Zlata Filipovic, Le journal de Zlata
1991. Zlata a onze ans lorsque la guerre éclate à Sarajevo. Du jour au lendemain, l’insouciance de la jeunesse laisse place à l’indignation. Les jeux, l’école et les rires ont disparu devant les tirs incessants, la mort des proches, les nuits d’angoisse dans les caves. Pour dire sa colère, il ne reste à Zlata que son journal, tendrement surnommé Mimmy. « L’horreur a remplacé le temps qui passe », écrit-elle avec une lucidité poignante.
Un texte exceptionnel qui nous fait partager le quotidien d’une enfant de la guerre.
La première page du journal de Zlata qu’il nous est offert de lire est datée du lundi 2 septembre 1991. Zlata est alors une jeune écolière qui, après des vacances reposantes, fait son entrée en sixième. Elle confie à son journal sa joie de retrouver ses copines et le chemin des cours, de participer à l’anniversaire d’une de ses meilleures amies, de manger une bonne pizza. Pendant ce temps, à Dubrovnik, la situation politique empire et Zlata s’inquiète pour les membres de sa famille qui s’y trouve. En avril 1992, les bombardements atteignent Sarajevo où vit Zlata. La jeune fille de onze ans voit son univers basculer. Au fur et à mesure, pour Zlata et ses parents, il devient très difficile de se nourrir, le gaz et l’électricité sont fréquemment coupés, la cave de leur immeuble devient un refuge. Il est quasiment impossible de sortir de chez soi, sans risquer les tirs ennemis. Le siège de Sarajevo enlève à Zlata toutes les joies de son enfance. Pour elle, c’est l’incompréhension. Le lecteur devient spectateur, au fil des jours, de ses interrogations et de ses espoirs.
Le journal de Zlata est un témoignage que je voulais lire depuis longtemps et je suis heureuse de l’avoir enfin lu.
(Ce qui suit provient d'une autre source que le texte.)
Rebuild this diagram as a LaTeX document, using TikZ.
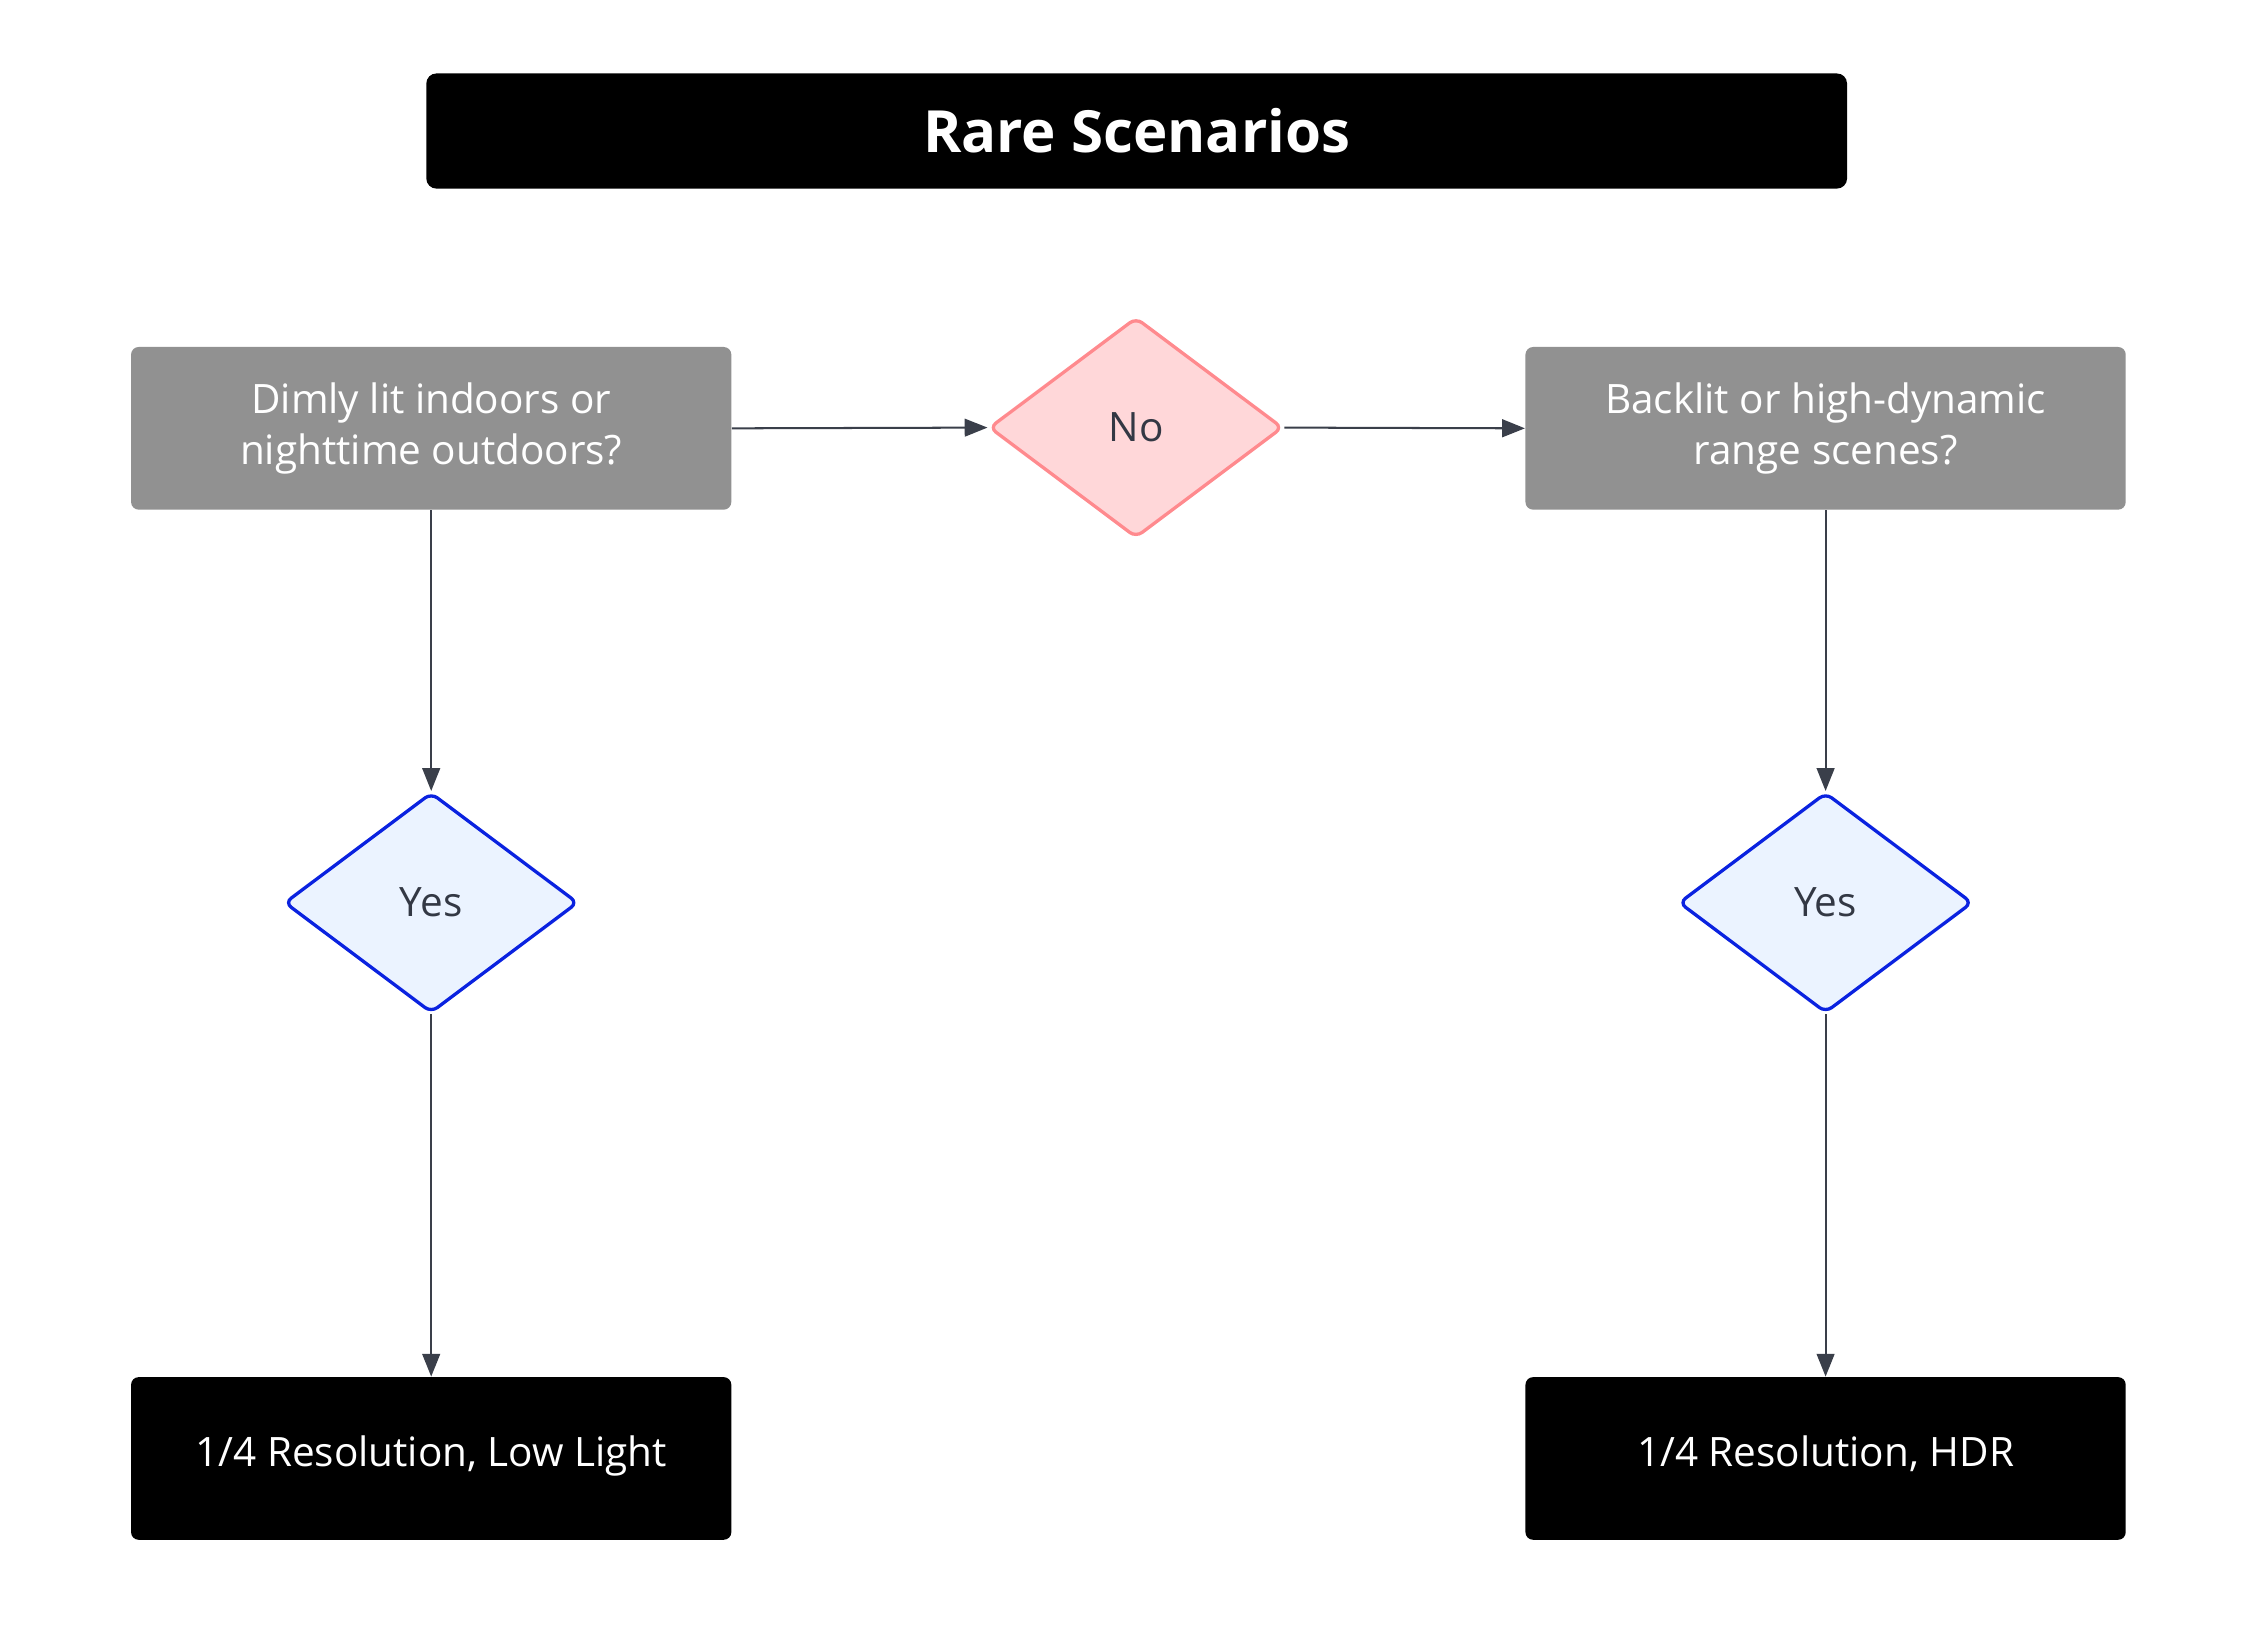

Il est toujours intéressant et enrichissant de lire des témoignages de guerre. Ils prennent une dimension particulière quand ils sont écrits par des enfants. Leur innocence et leur méconnaissance des règles politiques en font des témoins incroyablement sensés. Zlata l’écrit : elle ne s’y entend pas en politique, elle l’exècre et ne voit pas pourquoi des hommes dont elle n’est pas l’ennemie, la privent ainsi de son enfance… C’est un texte très facile à lire, jamais monotone et d’une grande intelligence.
L’œuvre en quelques mots…
Samedi 30 mai 1992
Dear Mimmy,
La maternité a complètement brûlé. C’est là que je suis née. Des centaines de milliers de futurs bébés, de futurs habitants de Sarajevo n’auront pas la chance d’y naître. Elle était encore toute neuve. Le feu a tout dévoré. On a pu sauver les mères et les bébés. Au moment où l’incendie s’est déclaré, deux bébés étaient en train de naître. Ils sont vivants. Ici, les gens meurent, périssent, ici tout brûle, tout disparaît, et pendant ce temps-là, des bébés, des futurs hommes, viennent au monde, en sortant des flammes.
Ta Zlata
Lundi 29 juin 1992
Dear Mimmy,
[…] Mon Dieu, est-ce que cela va cesser un jour, est-ce que je vais pouvoir redevenir écolière, redevenir une enfant contente d’être une enfant ? J’ai entendu dire que l’enfance est la plus belle période de la vie. J’étais contente de vivre mon enfance, mais cette sale guerre m’a tout pris. Mais pourquoi ?! Je suis triste. J’ai envie de pleurer. Je pleure.